Ian: I’m typically one to wait and see how things go once the dust settles. And I also have a motto: “if it if it seems too good to be true, it probably is.” So, with a lot of these kind of things, I tend to wait and see what happens before jumping in.
Paige: And the same some of my friends who jumped on the Bitcoin bandwagon made a quite a bit of money, because they came in right when it started. And then they left soon enough that they missed the drop.
Ian: Exactly. That's the that's the investment game for sure. So yeah, of course, it's you know, high risk, high reward with investment. So, you know, if you get in at the right time, with the right amount, you know, you can really, you can really cash out big, but it has to be good timing, and it has to be….it just has to work out.
Paige: I agree, though, what you said. I mean, I don't know internationally, but in the US Facebook has a pretty bad reputation that it needs to kind of recover from. So, I will be curious, like you said, if this is something that will hold them back a little bit. Because people are leaving the platform and aren’t trusting it, especially when it comes to privacy. And there's nothing more private than your money. So, it’s like if you're leaving the platform, are you really going to now put your money on it? I don't know. It'll be it'll be interesting to see how successful it is.
Ian: Exactly. I guess we'll find out.
Paige: But yeah, so everyone, make sure that you invest in some Libra, come 2020, and then share your proceeds with me in Ian.
Ian: Yeah, that sounds like a good idea.
Paige: Well, as you all know, if you get lost, go online to that transcript and the vocabulary guide. Thanks again for listening.
Ian: We’ll See you next time.
Key Vocabulary, Phrases and Slang:
1. cryptocurrency (noun): alternative, digital currency.
a. The rise of cryptocurrency has been rapid in recent years.
2. proposal (noun): plan, suggestion.
a. Their proposal is to open a new subway line in the city.
3. wheelhouse (noun): something’s specialty or interests.
a. He’s always stayed in his wheelhouse with dating women and always does the same thing.
4. revenue stream (noun): source of earning money.
a. Google is constantly expanding its revenue streams for growth.
5. to jump on board (expression): to join, commit to something
a. When I heard about the protest, I decided to jump on board and help with the organization.
6. trend (noun): something currently popular or attractive.
a. The latest fashion trends can be seen in today’s culture.
7. out there (adjective): unusual, strange.

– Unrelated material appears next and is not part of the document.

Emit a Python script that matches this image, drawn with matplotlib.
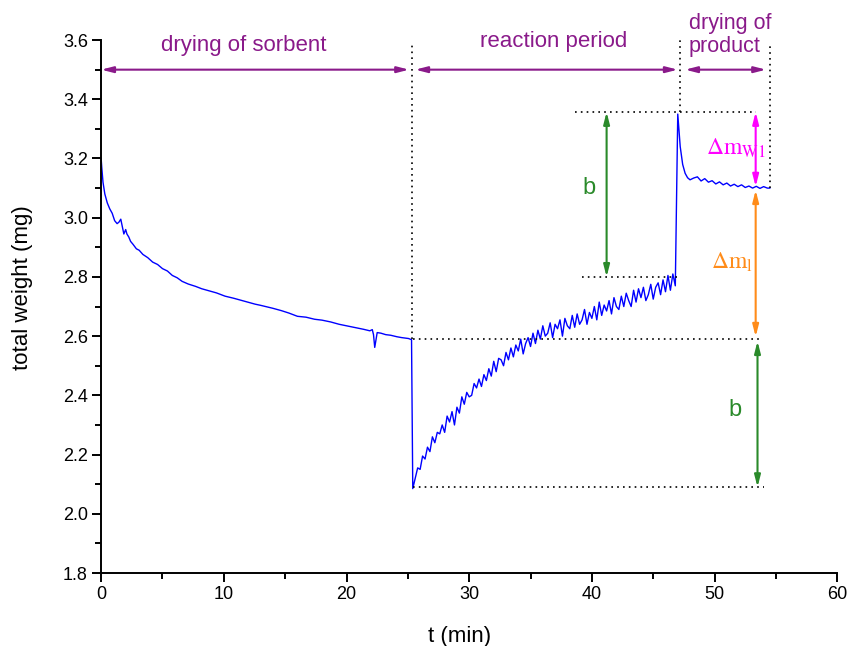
import matplotlib
matplotlib.use("Agg")
import matplotlib.pyplot as plt
from matplotlib.ticker import MultipleLocator

plt.rcParams["font.family"] = ["Liberation Sans", "DejaVu Sans"]
plt.rcParams["mathtext.fontset"] = "stix"

# drying of sorbent (min, mg)
t_dry = [0, 0.05, 0.15, 0.3, 0.5, 0.7, 0.9, 1.1, 1.3, 1.45, 1.6, 1.75, 1.85, 2.0, 2.1,
         2.25, 2.4, 2.6, 2.87, 3.1, 3.4, 3.8, 4.2, 4.6, 5.0, 5.4, 5.8, 6.2, 6.6, 7.1,
         7.7, 8.2, 8.8, 9.4, 10.1, 10.8, 11.5, 12.0, 12.55, 13.0, 13.4, 14.0, 14.7,
         15.3, 16.0, 16.7, 17.4, 18.0, 18.7, 19.4, 20.1, 20.7, 21.4, 21.9, 22.1, 22.2,
         22.3, 22.5, 22.8, 23.2, 23.6, 24.1, 24.5, 25.05, 25.3]
w_dry = [3.20, 3.17, 3.12, 3.08, 3.05, 3.03, 3.015, 2.99, 2.98, 2.985, 2.995, 2.965, 2.945,
         2.96, 2.945, 2.935, 2.92, 2.91, 2.895, 2.89, 2.876, 2.865, 2.85, 2.842, 2.828,
         2.82, 2.805, 2.797, 2.785, 2.776, 2.768, 2.76, 2.753, 2.746, 2.735, 2.728, 2.72,
         2.714, 2.708, 2.704, 2.7, 2.694, 2.686, 2.678, 2.667, 2.664, 2.657, 2.654, 2.648,
         2.64, 2.634, 2.629, 2.623, 2.618, 2.622, 2.605, 2.562, 2.612, 2.61, 2.605, 2.603,
         2.598, 2.595, 2.592, 2.588]

# reaction period, sampled every 0.2 min from 25.4 to 46.8
t_react = [25.4, 25.6, 25.8, 26.0, 26.2, 26.4, 26.6, 26.8, 27.0, 27.2,
           27.4, 27.6, 27.8, 28.0, 28.2, 28.4, 28.6, 28.8, 29.0, 29.2,
           29.4, 29.6, 29.8, 30.0, 30.2, 30.4, 30.6, 30.8, 31.0, 31.2,
           31.4, 31.6, 31.8, 32.0, 32.2, 32.4, 32.6, 32.8, 33.0, 33.2,
           33.4, 33.6, 33.8, 34.0, 34.2, 34.4, 34.6, 34.8, 35.0, 35.2,
           35.4, 35.6, 35.8, 36.0, 36.2, 36.4, 36.6, 36.8, 37.0, 37.2,
           37.4, 37.6, 37.8, 38.0, 38.2, 38.4, 38.6, 38.8, 39.0, 39.2,
           39.4, 39.6, 39.8, 40.0, 40.2, 40.4, 40.6, 40.8, 41.0, 41.2,
           41.4, 41.6, 41.8, 42.0, 42.2, 42.4, 42.6, 42.8, 43.0, 43.2,
           43.4, 43.6, 43.8, 44.0, 44.2, 44.4, 44.6, 44.8, 45.0, 45.2,
           45.4, 45.6, 45.8, 46.0, 46.2, 46.4, 46.6, 46.8]
w_react = [2.085, 2.12, 2.155, 2.15, 2.195, 2.185, 2.225, 2.21, 2.26, 2.24,
           2.275, 2.27, 2.30, 2.275, 2.33, 2.31, 2.345, 2.30, 2.36, 2.34,
           2.395, 2.37, 2.41, 2.395, 2.40, 2.44, 2.425, 2.455, 2.43, 2.47,
           2.45, 2.49, 2.465, 2.515, 2.48, 2.525, 2.52, 2.50, 2.545, 2.52,
           2.56, 2.53, 2.57, 2.55, 2.59, 2.54, 2.575, 2.595, 2.565, 2.61,
           2.575, 2.62, 2.59, 2.635, 2.60, 2.61, 2.645, 2.595, 2.64, 2.625,
           2.655, 2.60, 2.66, 2.635, 2.625, 2.67, 2.63, 2.675, 2.64, 2.655,
           2.69, 2.64, 2.68, 2.66, 2.70, 2.655, 2.715, 2.67, 2.705, 2.685,
           2.72, 2.675, 2.73, 2.70, 2.69, 2.735, 2.70, 2.745, 2.72, 2.70,
           2.755, 2.715, 2.76, 2.73, 2.765, 2.72, 2.74, 2.775, 2.725, 2.765,
           2.78, 2.74, 2.79, 2.75, 2.805, 2.755, 2.81, 2.77]

# drying of product
t_prod = [47.0, 47.2, 47.4, 47.6, 47.8, 48.0, 48.3, 48.6, 48.9, 49.2, 49.5, 49.8, 50.1,
          50.4, 50.7, 51.0, 51.3, 51.6, 51.9, 52.2, 52.5, 52.8, 53.1, 53.4, 53.7, 54.0,
          54.3, 54.5]
w_prod = [3.35, 3.24, 3.18, 3.15, 3.135, 3.128, 3.134, 3.138, 3.124, 3.132, 3.12, 3.125,
          3.114, 3.121, 3.111, 3.117, 3.107, 3.113, 3.105, 3.111, 3.102, 3.107, 3.10,
          3.106, 3.099, 3.105, 3.10, 3.10]

# characteristic levels (mg) and times (min)
w_sorbent_end = 2.59
w_min = 2.09
w_peak = 3.357
w_before_peak = 2.80
w_product = 3.10
t_start_react = 25.35
t_start_prod = 47.2
t_end = 54.5

PURPLE = "#8a1a8a"
GREEN = "#2a8a2a"
MAGENTA = "#ff00ff"
ORANGE = "#ff8c1a"

t_all = t_dry + t_react + t_prod
w_all = w_dry + w_react + w_prod

fig = plt.figure(figsize=(8.5, 6.46), dpi=100)
ax = fig.add_axes([0.119, 0.113, 0.866, 0.825])

ax.plot(t_all, w_all, color="#0000ff", linewidth=1.0)

ax.set_xlim(0, 60)
ax.set_ylim(1.8, 3.6)
ax.xaxis.set_major_locator(MultipleLocator(10))
ax.xaxis.set_minor_locator(MultipleLocator(5))
ax.yaxis.set_major_locator(MultipleLocator(0.2))
ax.yaxis.set_minor_locator(MultipleLocator(0.1))
ax.yaxis.set_major_formatter(plt.FormatStrFormatter("%.1f"))
ax.spines["top"].set_visible(False)
ax.spines["right"].set_visible(False)
for s in ("left", "bottom"):
    ax.spines[s].set_linewidth(1.4)
ax.tick_params(which="major", direction="out", length=6.5, width=1.4,
               labelsize=13, pad=3)
ax.tick_params(which="minor", direction="out", length=4, width=1.4)
ax.set_xlabel("t (min)", fontsize=16)
ax.set_ylabel("total weight (mg)", fontsize=16)
ax.xaxis.set_label_coords(0.487, -0.1195)
ax.yaxis.set_label_coords(-0.107, 0.535)
ax.xaxis.label.set_va("center")
ax.yaxis.label.set_va("center")

# dotted guide lines
dot = dict(color="black", linestyle=(0, (1, 2.5)), linewidth=1.2)
ax.plot([t_start_react, t_start_react], [w_sorbent_end, 3.59], **dot)
ax.plot([t_start_prod, t_start_prod], [w_peak, 3.60], **dot)
ax.plot([t_end, t_end], [w_product, 3.59], **dot)
ax.plot([25.4, 53.6], [w_sorbent_end, w_sorbent_end], **dot)
ax.plot([25.4, 54.0], [w_min, w_min], **dot)
ax.plot([38.6, 53.4], [w_peak, w_peak], **dot)
ax.plot([39.2, 47.0], [w_before_peak, w_before_peak], **dot)


def darrow(x0, y0, x1, y1, color):
    ax.annotate("", xy=(x1, y1), xytext=(x0, y0),
                arrowprops=dict(arrowstyle="<|-|>,head_length=0.7,head_width=0.18",
                                color=color, lw=1.5, shrinkA=0, shrinkB=0))


# period arrows
darrow(0, 3.5, 25.1, 3.5, PURPLE)
darrow(25.6, 3.5, 47.0, 3.5, PURPLE)
darrow(47.6, 3.5, 54.2, 3.5, PURPLE)
ax.text(11.65, 3.583, "drying of sorbent", color=PURPLE, fontsize=16,
        ha="center", va="center")
ax.text(36.9, 3.594, "reaction period", color=PURPLE, fontsize=16,
        ha="center", va="center")
ax.text(47.9, 3.617, "drying of\nproduct", color=PURPLE, fontsize=15.5,
        ha="left", va="center", linespacing=1.1, multialignment="left")

# weight difference arrows
darrow(41.2, w_peak, 41.2, w_before_peak, GREEN)
darrow(53.35, w_peak, 53.35, 3.105, MAGENTA)
darrow(53.35, 3.093, 53.35, 2.598, ORANGE)
darrow(53.5, 2.583, 53.5, w_min, GREEN)

ax.text(39.8, 3.10, "b", color=GREEN, fontsize=17, ha="center", va="center")
ax.text(51.7, 2.35, "b", color=GREEN, fontsize=17, ha="center", va="center")
ax.text(49.3, 3.235, r"$\Delta\mathrm{m}_{\mathrm{W1}}$", color=MAGENTA, fontsize=17,
        ha="left", va="center")
ax.text(49.7, 2.85, r"$\Delta\mathrm{m}_{\mathrm{l}}$", color=ORANGE, fontsize=17,
        ha="left", va="center")

fig.savefig("out.png", dpi=100)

a. My professor has some ideas that are pretty out there.
8. sporadic (adjective): something unpredictably happening at different times, not together.
a. There was sporadic fighting between the groups.

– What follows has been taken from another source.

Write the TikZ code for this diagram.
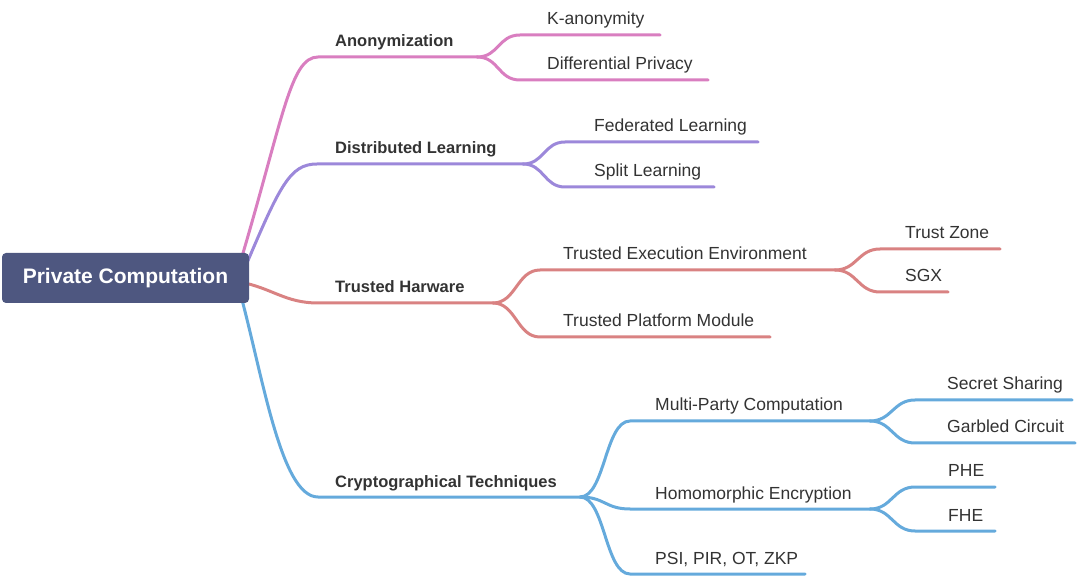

9. to invest (verb): to use money for the later objective of a financial gain.
a. Many people invest daily on the stock market.
10. risk-averse (adjective): to avoid taking risks.
a. She is always risk-averse when it comes to her investments.
11. to raise red flags (expression): to signal or show possible problems or danger.
a. The information seemed too good to be true and raised some red flags for me.
12. volatile (adjective): rapidly changing, unpredictable.
a. The city has the most volatile weather in the country.
13. gambler (noun): person who plays games for a chance of earning money.
a. There are more gamblers in Las Vegas than you could imagine.
14. to bail out (phrasal verb): to withdraw from commitment or obligation (financially).
a. The government bailed out the banks following the recession.
15. fed up (adjective): annoyed, disappointed.
a. My mom is so fed up with the way my sister is behaving in school.
16. no strings attached (idiom): offer or opportunity with no special conditions or restrictions.
a. They are offering us a great deal with no strings attached.
17. nickel and dime (expression): overcharge money for small things.
a. My mobile company is always nickel and diming me!
18. untapped (adjective): unused, undiscovered.
a. He is always looking for the untapped markets in order to expand his business.
19. wary (adjective): careful, cautious.
a. You should be wary about investing in unknown sources.
20. well established (adjective): long-existing.
a. The law policy in the country is very well established.
21. fall flat (phrasal verb): to fail
a. Our plan for the project fell flat once we discovered the complications.
22. annoying (adjective): causing irritation or discomfort.
a. It’s very annoying that you never listen to me!
23. chunk (noun): portion or part of something larger.
a. I was able to finish a chunk of my homework today.
24. sales pitch (noun): a speech given to persuade someone to buy something.
a. He always gives his sales pitch to new people when they meet.
25. skeptical (adjective): uncertain unconvinced.
a. I am always skeptical when I hear about new and easy ways to make money.
26. tough (adjective): hard, difficult
a. My exam was really tough this morning.
27. seamless (adjective): smooth, without problems.
a. Her transition from the previous role to her new role was seamless.
28. in the weeds (phrasal verb): concerned with small details.
a. If you look in the weeds of the problem, you’ll see lots of complications.
29. money laundering (noun): hiding the origins of illegal money, usually through foreign banks or legitimate businesses.
a. The man was caught running a complex money laundering operation.
30. shady (adjective): doubtful, suspicious.
a. The company was involved in shady practices.
31. tapping (to tap) (verb): touching.
a. She is always tapping her desk with her pencil during class.
32. to pan out (phrasal verb): end up, to finish, conclude.
a. We will see how the economy pans out after recession.
33. once the dust settles (phase): when something becomes more calm or stable.
a. We can look at the results once the dust settles on the experiment.
34. bandwagon (noun): activity or idea that suddenly becomes popular.
a. Everyone is getting on the cryptocurrency bandwagon.
35. proceeds (noun): winnings, earnings.
a. He received lots of proceeds from winning the competition.